Neue Herausforderung mit jedem Stück

Durch Stopfen des Schalltrichters am Horn gleicht der Musiker normalerweise die Intonation des Instruments aus. Dabei wird die rechte Hand in den Schaltrichter des Instruments gelegt. Klieser schafft diese Klangveränderung mit seinem Mund. „Am Spielen ohne Hand im Schalltrichter arbeitet man ein Leben lang“, sagt er. „Es ist keine Aufgabe, hinter die man irgendwann einen Haken machen kann, ‚so, jetzt habe ich es erreicht.‘ Wie bei einem Sportler, der sich auch entwickelt. Jedes neue Stück ist eine Herausforderung, an der man tagtäglich arbeitet und versucht, sich zu verbessern. Aber ich glaube, dass man es nie schaffen wird, seine Vorstellungen zu hundert Prozent zu erreichen. Da ist man vorher tot.“

Auch über Wolfgang Amadeus Mozart redet er, wie über einen ganz normalen Typen: „Mozart hat vier relativ bekannte Hornkonzerte geschrieben. Darüber hinaus hat er viele andere angefangen, allerdings vermutlich nie vollendet. Nach seinem Tod wurden diese Manuskripte zum Teil zerschnitten und auf der ganzen Welt verteilt. Oder es wurden Papierflieger daraus gebastelt.“

Mit Leichtigkeit könnte er junge, uninteressierte Leute dazu bringen, sich für Klassik zu begeistern. Denn er versteht es, der Musik, die vor 200 Jahren geschrieben wurde, das Leben von heute einzuhauchen.

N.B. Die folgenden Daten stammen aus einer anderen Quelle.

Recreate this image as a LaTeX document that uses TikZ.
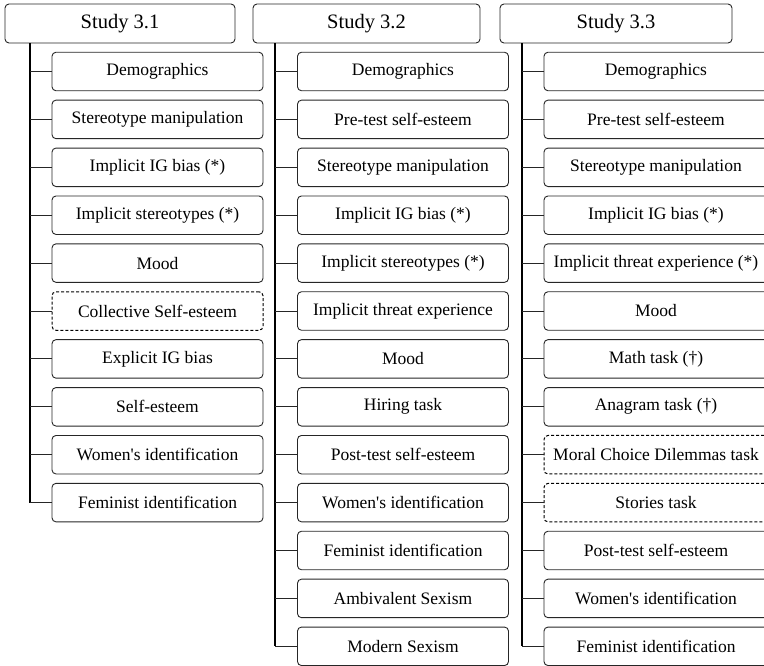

„Das Klassikestablishment ist mit seinen Ritualen sehr festgefahren. Im Endeffekt schadet das der Musik. Das muss sich ändern. Wir als Künstler müssen dem Publikum zeigen, dass wir nicht irgendwelche elitäre und abgehobene Persönlichkeiten sind. Wir sind normale Menschen und machen Musik. Dann kann eine Kommunikation entstehen, die sehr direkt und entspannt ist. Wir sind gar nicht so steif, wie alle immer glauben.“

Eine Frage der Wahrnehmung

Letztes Jahr kam Kliesers Biografie heraus, geschrieben zusammen mit der Journalistin Céline Lauer. Klieser meint dazu: „Ich hatte nie vor, ein Buch zu schreiben. Da ich besser Horn spielen kann als schreiben, habe ich mich mit jemandem zusammengetan, der das wirklich kann. Ich habe es nicht für mich geschrieben. Ich denke, dass jeder Leser seine eigenen Schlüsse aus dem Text ziehen wird. Viele fanden das erste Kapitel über das Streben nach Perfektion sehr erschreckend, ich hingegen fand das völlig normal, weil es ja so ist, dass ich ständig an mir arbeite. Alles ist eine Frage der Wahrnehmung.“ Im letzten Kapitel des Buches erklärt Klieser seine eigene Wahrnehmung von seiner Behinderung, es sei seine Möglichkeit, „die Dinge so darzustellen, wie ich sie sehe. Da gibt es kein „aber“ und keine Nachfragen. So einfach ist das.“

So einfach ist es dann doch nicht. Klieser schiebt noch nach: „Ja, mein Körper ist anders, als der von ‚normalen‘ Menschen, na und? Muss das jetzt bedeuten, dass ich Botschafter für alle Armlosen dieser Welt bin? Ich bin Hornist und ich mache das wohl ganz gut. Wenn ich möchte, dass meine Behinderung im Vordergrund steht, dann brauche ich mich auch nicht so anzustrengen und täglich Horn zu üben. Wenn ich von der Gesellschaft verlange, dass sie mich als normal betrachtet, muss ich mich selbst als normal sehen. Und das ist, was ich tagtäglich tue. Ich habe festgestellt, dass dadurch das Leben viel einfacher ist. Ich möchte mich vor niemandes Karren spannen lassen. Ich möchte Musik machen.“

Für seine 24 Jahre und seine kurze Berühmtheit ist Klieser bereits sehr genervt von den Medien. Verständlicherweise, denn sie wollen oft nur über das Offensichtliche sprechen.

„Manche Medien finden es wahnsinnig spannend, was man zu Mittag isst, oder welche Farbe das Sofa im Wohnzimmer hat. Eine Homestory bekommen sie von mir aber nicht, warum auch?“

Im Kleisthaus gibt es heute Standing Ovations. Die Bundesbeauftrage für Menschen mit Behinderung hat eine Vertretung zum Konzert geschickt. Diese strahlt, klatscht bemüht energisch, mit erhobenen Händen, als würde sie sagen wollen: Seht her, alles ist möglich. Eine Botschaft durch Klieser, die Klieser so nicht senden möchte.